Superhero tales, these days, tend to fall into two categories: origin stories or sequels. And Marvel’s “Daredevil,” launching today on Netflix, does not escape that trap; especially because it’s not just the story of how Matt Murdock, blind and orphaned, became Hell Kitchen’s guardian angel, but the kick-off for an entire multi-series franchise of shows drawn from the rich universe of Marvel Comics.
Yet the show is full of surprises, and not just a few shocking deaths and character choices (which are in abundance over the course of the first season). But overall, “Daredevil” proves fully committed to creating a world outside the Marvel universe, one racked with crime, corruption and a few good people looking to make the world a better place. Only one of them has anything along the lines of superpowers, but that doesn’t make them any less valuable.
The basics: Matt Murdock (Charlie Cox) is on the surface a young, blind lawyer working with his partner Foggy Nelson (Elder Henson) to defend the underdogs of Hell’s Kitchen, Manhattan. Catch Matt at night, and you’ll learn that he’s also a masked vigilante looking for justice on his own terms. Despite the extrasensory talents developed after his loss of sight, that’s a tough battle given that Wilson Fisk (Vincent D’Onofrio) is looking to take over the criminal underworld of New York one bomb or brutal murder at a time.
Anyone who’s passionate about superhero tales, at this point, has a certain level of exhaustion with origin stories. But “Daredevil” makes the smart choice to dole it out slowly over the course of the season, while also drawing us further and further into the same New York City where Iron Man and Captain America live. There’s no denying that a previous softness for the Marvel Cinematic Universe goes a long way toward warming the heart for this show, but what makes it so compelling is that the events of things like the first “Avengers” film are treated as backdrop for ordinary lives.
You know what happens when the Hulk smashes his way through mid-town Manhattan? Even years later, people are still cleaning up the damage, and the writers behind “Daredevil” use it not just as an opportunity to connect their show with a billion-dollar franchise, but to bring a fascinating real-world component to the show.
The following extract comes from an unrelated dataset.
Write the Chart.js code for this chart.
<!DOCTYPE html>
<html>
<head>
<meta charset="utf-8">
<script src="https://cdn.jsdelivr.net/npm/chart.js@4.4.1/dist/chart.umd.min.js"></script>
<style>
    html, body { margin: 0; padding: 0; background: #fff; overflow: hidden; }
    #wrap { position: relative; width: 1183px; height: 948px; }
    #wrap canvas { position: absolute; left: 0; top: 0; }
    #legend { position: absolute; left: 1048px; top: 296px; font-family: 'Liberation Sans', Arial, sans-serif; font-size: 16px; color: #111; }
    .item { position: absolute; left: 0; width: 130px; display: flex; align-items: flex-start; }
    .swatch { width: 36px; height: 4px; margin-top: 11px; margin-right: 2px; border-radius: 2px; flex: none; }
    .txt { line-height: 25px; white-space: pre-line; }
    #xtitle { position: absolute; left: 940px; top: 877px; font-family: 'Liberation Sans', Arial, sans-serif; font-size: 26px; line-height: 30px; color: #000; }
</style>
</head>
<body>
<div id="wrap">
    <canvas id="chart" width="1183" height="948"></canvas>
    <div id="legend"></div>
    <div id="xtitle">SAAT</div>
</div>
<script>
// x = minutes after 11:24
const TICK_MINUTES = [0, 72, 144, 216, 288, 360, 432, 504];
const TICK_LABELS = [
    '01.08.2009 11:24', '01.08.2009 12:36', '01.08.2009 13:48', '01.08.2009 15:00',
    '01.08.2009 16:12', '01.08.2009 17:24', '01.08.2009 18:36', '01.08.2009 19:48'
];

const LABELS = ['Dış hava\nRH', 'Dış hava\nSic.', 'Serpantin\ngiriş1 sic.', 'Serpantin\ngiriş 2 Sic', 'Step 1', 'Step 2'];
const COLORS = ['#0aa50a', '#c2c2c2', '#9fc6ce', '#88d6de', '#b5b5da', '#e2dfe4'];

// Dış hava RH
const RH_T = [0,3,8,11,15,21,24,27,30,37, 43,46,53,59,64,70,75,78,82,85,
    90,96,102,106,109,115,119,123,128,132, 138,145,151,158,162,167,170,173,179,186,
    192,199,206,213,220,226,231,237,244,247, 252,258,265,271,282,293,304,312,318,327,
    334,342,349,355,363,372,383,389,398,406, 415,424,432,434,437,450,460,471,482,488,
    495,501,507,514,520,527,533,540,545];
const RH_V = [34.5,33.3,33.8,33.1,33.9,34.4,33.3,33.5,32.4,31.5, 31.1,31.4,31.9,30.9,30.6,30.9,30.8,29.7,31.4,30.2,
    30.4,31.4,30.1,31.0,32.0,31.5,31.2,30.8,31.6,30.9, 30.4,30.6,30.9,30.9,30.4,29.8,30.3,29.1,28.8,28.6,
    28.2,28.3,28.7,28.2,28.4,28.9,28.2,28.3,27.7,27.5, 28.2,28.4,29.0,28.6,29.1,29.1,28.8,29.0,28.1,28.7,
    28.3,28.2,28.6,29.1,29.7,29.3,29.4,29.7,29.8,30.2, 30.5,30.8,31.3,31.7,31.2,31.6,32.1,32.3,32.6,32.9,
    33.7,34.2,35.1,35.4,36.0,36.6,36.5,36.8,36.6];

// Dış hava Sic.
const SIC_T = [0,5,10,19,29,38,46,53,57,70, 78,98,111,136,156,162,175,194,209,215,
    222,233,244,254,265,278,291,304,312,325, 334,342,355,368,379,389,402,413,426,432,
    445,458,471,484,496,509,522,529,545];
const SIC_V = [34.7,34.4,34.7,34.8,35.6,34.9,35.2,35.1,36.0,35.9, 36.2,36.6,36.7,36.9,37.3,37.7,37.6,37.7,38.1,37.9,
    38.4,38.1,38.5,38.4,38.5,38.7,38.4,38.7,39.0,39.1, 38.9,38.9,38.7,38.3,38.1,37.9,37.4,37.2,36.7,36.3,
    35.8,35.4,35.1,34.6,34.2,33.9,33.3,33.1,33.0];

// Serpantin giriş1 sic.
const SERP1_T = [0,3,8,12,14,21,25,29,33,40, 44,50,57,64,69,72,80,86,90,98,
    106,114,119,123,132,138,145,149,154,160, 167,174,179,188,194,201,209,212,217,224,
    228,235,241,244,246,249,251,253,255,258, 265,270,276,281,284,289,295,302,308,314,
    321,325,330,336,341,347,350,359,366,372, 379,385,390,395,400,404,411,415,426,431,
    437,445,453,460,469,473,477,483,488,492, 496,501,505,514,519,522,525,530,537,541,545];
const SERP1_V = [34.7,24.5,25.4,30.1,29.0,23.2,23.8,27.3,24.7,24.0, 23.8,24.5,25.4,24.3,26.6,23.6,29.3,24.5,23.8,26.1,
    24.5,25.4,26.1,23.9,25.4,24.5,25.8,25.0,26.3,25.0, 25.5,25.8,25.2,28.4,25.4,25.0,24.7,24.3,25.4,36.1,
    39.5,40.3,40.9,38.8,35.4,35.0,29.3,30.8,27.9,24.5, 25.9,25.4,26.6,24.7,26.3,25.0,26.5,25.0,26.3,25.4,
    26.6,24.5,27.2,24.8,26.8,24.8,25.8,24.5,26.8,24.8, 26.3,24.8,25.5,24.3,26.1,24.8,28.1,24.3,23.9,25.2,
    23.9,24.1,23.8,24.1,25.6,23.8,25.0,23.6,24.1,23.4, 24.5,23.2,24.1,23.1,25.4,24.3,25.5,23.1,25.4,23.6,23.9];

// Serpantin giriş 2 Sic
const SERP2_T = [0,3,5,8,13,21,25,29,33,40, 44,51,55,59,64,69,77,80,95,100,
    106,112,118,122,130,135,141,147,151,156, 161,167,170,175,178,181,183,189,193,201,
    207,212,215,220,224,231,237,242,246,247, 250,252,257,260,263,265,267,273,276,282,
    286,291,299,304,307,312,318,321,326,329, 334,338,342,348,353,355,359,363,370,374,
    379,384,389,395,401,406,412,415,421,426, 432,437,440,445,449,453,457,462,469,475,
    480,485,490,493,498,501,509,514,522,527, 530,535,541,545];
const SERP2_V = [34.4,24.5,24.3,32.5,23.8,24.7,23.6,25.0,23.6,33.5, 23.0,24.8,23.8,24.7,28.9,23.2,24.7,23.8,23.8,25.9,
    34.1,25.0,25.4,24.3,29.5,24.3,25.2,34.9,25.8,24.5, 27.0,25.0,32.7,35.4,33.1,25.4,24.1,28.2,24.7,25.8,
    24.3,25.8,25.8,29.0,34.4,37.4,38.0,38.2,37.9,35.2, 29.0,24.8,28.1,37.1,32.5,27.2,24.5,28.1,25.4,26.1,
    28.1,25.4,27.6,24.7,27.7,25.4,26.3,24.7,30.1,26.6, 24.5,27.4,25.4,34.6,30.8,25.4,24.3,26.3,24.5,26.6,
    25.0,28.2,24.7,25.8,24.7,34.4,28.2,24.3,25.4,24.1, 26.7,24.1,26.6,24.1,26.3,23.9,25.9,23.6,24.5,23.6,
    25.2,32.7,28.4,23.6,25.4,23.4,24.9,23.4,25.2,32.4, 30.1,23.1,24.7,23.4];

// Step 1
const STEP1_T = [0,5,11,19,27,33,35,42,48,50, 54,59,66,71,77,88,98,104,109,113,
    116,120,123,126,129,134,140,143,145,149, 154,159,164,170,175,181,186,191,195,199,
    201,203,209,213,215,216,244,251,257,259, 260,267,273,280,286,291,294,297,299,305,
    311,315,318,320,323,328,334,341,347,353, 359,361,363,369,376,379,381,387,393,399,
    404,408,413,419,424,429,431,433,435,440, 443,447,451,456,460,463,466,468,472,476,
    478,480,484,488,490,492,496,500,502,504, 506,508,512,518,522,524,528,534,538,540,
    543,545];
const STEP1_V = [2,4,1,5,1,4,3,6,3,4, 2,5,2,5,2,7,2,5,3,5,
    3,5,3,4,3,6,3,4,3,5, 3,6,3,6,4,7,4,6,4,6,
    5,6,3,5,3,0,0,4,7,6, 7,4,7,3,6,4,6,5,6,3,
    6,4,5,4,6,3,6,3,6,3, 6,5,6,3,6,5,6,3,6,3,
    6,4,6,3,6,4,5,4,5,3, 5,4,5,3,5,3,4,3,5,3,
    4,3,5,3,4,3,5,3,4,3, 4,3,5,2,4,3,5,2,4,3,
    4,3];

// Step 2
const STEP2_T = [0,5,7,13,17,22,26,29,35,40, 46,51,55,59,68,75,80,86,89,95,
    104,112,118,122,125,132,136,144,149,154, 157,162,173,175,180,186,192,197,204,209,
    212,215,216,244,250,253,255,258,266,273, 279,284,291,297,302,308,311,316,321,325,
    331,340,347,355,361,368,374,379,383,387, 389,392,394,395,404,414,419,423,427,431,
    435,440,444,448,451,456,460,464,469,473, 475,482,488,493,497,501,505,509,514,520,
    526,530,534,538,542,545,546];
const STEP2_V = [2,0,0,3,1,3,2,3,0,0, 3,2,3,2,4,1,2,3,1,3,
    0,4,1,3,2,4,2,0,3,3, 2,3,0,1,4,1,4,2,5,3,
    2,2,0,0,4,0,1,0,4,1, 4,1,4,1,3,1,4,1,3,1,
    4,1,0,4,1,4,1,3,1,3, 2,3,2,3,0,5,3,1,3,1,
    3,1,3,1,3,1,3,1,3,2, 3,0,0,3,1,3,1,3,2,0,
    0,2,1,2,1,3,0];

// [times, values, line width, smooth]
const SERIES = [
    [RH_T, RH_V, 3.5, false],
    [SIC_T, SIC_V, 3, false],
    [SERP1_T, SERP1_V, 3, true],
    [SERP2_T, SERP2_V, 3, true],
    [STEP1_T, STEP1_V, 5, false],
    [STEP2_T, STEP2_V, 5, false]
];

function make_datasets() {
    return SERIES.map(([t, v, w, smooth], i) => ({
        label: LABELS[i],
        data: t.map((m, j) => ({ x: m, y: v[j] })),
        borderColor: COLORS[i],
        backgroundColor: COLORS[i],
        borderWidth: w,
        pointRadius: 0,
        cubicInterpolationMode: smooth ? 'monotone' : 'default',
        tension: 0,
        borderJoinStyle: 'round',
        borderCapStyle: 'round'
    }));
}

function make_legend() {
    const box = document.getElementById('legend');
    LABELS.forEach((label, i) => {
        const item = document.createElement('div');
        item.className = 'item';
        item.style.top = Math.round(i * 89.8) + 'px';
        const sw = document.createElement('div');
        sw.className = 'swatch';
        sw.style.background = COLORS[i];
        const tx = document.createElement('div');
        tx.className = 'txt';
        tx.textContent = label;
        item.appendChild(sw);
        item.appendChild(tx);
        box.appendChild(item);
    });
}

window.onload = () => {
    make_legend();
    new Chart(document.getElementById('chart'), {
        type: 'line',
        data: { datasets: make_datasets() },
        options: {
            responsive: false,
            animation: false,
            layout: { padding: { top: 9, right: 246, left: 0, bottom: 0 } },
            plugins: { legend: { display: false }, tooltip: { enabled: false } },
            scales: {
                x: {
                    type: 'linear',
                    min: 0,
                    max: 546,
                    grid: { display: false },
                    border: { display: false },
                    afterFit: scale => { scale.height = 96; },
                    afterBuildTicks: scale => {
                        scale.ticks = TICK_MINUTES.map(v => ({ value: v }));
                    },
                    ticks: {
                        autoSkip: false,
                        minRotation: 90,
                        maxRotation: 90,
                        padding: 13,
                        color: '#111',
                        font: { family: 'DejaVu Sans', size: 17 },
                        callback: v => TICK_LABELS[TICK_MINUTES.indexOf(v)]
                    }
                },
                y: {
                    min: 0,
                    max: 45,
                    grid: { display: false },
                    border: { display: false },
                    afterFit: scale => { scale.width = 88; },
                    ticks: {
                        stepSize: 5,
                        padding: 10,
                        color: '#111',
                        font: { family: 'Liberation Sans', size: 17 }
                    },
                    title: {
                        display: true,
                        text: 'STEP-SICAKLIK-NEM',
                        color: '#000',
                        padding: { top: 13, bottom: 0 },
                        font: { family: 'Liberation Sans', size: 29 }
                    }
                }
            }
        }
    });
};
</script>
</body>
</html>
The Hulk smashes through a building. Someone needs to repair it. What kind of corruption and grift might occur as a result?
Oh, and also, what kind of violence? “Daredevil” easily exists in the grey space between PG-13 and R, and though most of its truly grotesque moments occur off-screen (and thus, in the audience’s imagination) young kids should be aware that “Daredevil” has a lot more in common with “Oldboy” than “Agents of SHIELD” by design. Some of the fight scenes are brutal. Some of them are beautiful. All of them stack up as some of the best-realized fight scenes I’ve seen in a television context. (If you disagree, then you clearly weren’t watching the end of Episode 2 with your glasses on.)
Steven S. DeKnight, who previously served as creator of Starz’s “Spartacus” empire, is running the show here and is on the record as saying “The Wire” was an inspiration. (See our upcoming interview with him for more details.) While the show doesn’t have that level of subtlety, it is fully committed to exploring the elements of the “Daredevil” world that lend itself to a crime procedural place. After all, Matt and Foggy are lawyers, and there’s no shortage of that component.
One of the most impressive things about “Daredevil,” overall, is how well it commits to building its own universe within an already pretty-well-established one. If you’ve never seen a Marvel movie, but wanted to check out the show, you wouldn’t be lost at all.
Especially because — prepare for the obligatory singing of praises of the cast — there’s not a member of this ensemble who feels out of place. Stand-outs include the both vulnerable and vicious D’Onofrio as the soon-to-be Kingpin of crime, and Vondie Curtis-Hall as investigative reporter Ben Ulrich, who adds gritty realism to the proceedings. Oh! And in a perfect world, Rosario Dawson would be in every episode of “Daredevil” (hell, in a very different but maybe also perfect world, Rosario Dawson would be Daredevil), but here she still offers up sanity and balance in the chaos and violence that these 13 episodes unroll.
Charlie Cox simply owns the role of Matt Murdock, backflipping over one of those incredibly tough challenges for a British performer — making us believe he’s 100 percent American. He sinks so perfectly into the role that (as much as we might love Ben Affleck) he makes us forget the 2003 film ever existed.
The only real trouble “Daredevil” faces is that despite its clearly defined hero’s quest to stand up for the beaten and depressed, it might not truly dig deep into the sort of broader theme that elevates fun television to the sort of great television we’ve increasingly come to expect from the medium. It’s rich with character development, don’t get me wrong — honestly, there’s a point where you almost feel that you understand the supervillain better than the superhero — and offers up a lot of entertainment along the way. It’s just not “The Wire.” And perhaps that’s foolish, to expect that of a television show, but the thing that we love about television these days, is that it can surprise us.